Si les cercles européens de réflexion en matière de renseignement s’accordent sur le fait de maintenir la coopération avec les Américains, l’idée de mettre en place une « appréciation autonome » revient aussi en force à la lumière des événements récents et du manque de visibilité sur le cap adopté par les États-Unis. Pour ne rien arranger, la publication faite le 25 mars dernier de l’évaluation annuelle de la menace 2025 (Annual Threat Assessment), un rapport de doctrine non classifié, issu du bureau du directeur du renseignement national, a placé la lutte contre le trafic de drogue à la tête des priorités du renseignement américain. Pour l’Europe, cette nouvelle priorité américaine augmente les risques d’un « nouvel isolationnisme américain ».
En ce qui concerne la Russie, l’évaluation annuelle de la menace 2025 semble adopter les arguments russes concernant les risques liés à la guerre en Ukraine dans la mesure où la poursuite du conflit induit des « risques stratégiques pour les États-Unis d’une escalade involontaire vers une guerre à grande échelle, de l’utilisation potentielle d’armes nucléaires ».
Face à cette situation, les services européens disposent de la possibilité de développer une architecture de renseignement sur le modèle des « Five Eyes », qui met à profit les capacités d’interception des États-Unis, du Canada, de l’Australie, du Royaume-Uni et de la Nouvelle-Zélande, explique Le Monde.

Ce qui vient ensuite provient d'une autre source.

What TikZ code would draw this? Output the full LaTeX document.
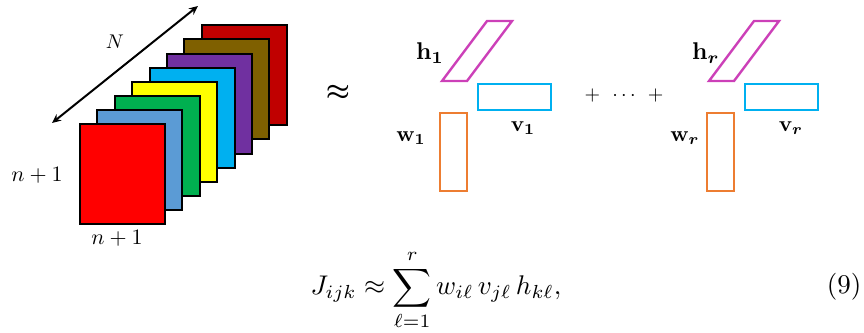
\documentclass[tikz,border=0pt]{standalone}
\usepackage{amsmath,bm}
\usetikzlibrary{arrows.meta}
\definecolor{c0}{RGB}{255,0,0}
\definecolor{c1}{RGB}{91,155,213}
\definecolor{c2}{RGB}{0,176,80}
\definecolor{c3}{RGB}{255,255,0}
\definecolor{c4}{RGB}{0,176,240}
\definecolor{c5}{RGB}{112,48,160}
\definecolor{c6}{RGB}{127,96,0}
\definecolor{c7}{RGB}{192,0,0}
\definecolor{magv}{RGB}{204,64,184}
\definecolor{cyav}{RGB}{0,176,240}
\definecolor{orav}{RGB}{237,125,49}
\begin{document}
\begin{tikzpicture}[x=1pt,y=-1pt,
  slice/.style={draw=black,line width=2pt},
  vec/.style={line width=2.4pt},
  lbl/.style={inner sep=0pt,scale=2.2},
  eq/.style={inner sep=0pt,scale=2.7}]
\useasboundingbox (0,0) rectangle (864,332);
% slices of the tensor, back to front
\foreach \k/\c in {7/c7,6/c6,5/c5,4/c4,3/c3,2/c2,1/c1,0/c0}{
  \fill[\c,slice] ({80+17.4*\k},{124-14.1*\k}) rectangle ++(85,100);
}
% N arrow
\coordinate (aL) at (52,123);
\coordinate (aR) at (198,6);
\draw[line width=2pt,{Stealth[length=9pt,width=8pt]}-{Stealth[length=9pt,width=8pt]}] (aL) -- (aR);
\node[lbl,scale=0.9] (N) at (115,42) {$N$};
\node[lbl] (nl) at (37,175) {$n+1$};
\node[lbl] (nb) at (117,238) {$n+1$};
% approx
\node[eq] (ap) at (338,93) {$\boldsymbol{\approx}$};
% first rank-one term
\draw[vec,magv] (442,81) -- (467,81) -- (512,21) -- (487,21) -- cycle;
\draw[vec,cyav] (478,84) rectangle (551,110);
\draw[vec,orav] (440,113) rectangle (467,191);
\node[lbl,scale=1.1] (h1) at (430,53) {$\mathbf{h}_{\mathbf{1}}$};
\node[lbl] (w1) at (411,138) {$\mathbf{w}_{\mathbf{1}}$};
\node[lbl] (v1) at (523,128) {$\mathbf{v}_{\mathbf{1}}$};
\node[inner sep=0pt,scale=2.0] (dots) at (624,95) {$+\mkern8mu\cdots\mkern8mu+$};
% r-th term
\begin{scope}[xshift=267pt]
\draw[vec,magv] (442,81) -- (467,81) -- (512,21) -- (487,21) -- cycle;
\draw[vec,cyav] (478,84) rectangle (551,110);
\draw[vec,orav] (440,113) rectangle (467,191);
\end{scope}
\node[lbl,scale=1.1] (hr) at (706,53) {$\mathbf{h}_{\bm{r}}$};
\node[lbl] (wr) at (685,138) {$\mathbf{w}_{\bm{r}}$};
\node[lbl] (vr) at (791,128) {$\mathbf{v}_{\bm{r}}$};
% equation
\node[eq] (eqn) at (436,290) {$\displaystyle J_{ijk}\approx\sum_{\ell=1}^{r} w_{i\ell}\,v_{j\ell}\,h_{k\ell},$};
\node[eq] (num) at (844,287) {(9)};
\end{tikzpicture}
\end{document}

Or, à l’heure actuelle, les réflexions sont confinées au niveau d’une densification des opérations en coopération entre les pays les plus volontaires. Pour aller encore plus loin dans cette piste, il est nécessaire d’accélérer le développement de la surveillance par satellite et s’assurer la coopération des ténors de la technologie ; mais pour l’heure, les ressources financières nécessaires à l’application de cette idée ne sont pas à la hauteur.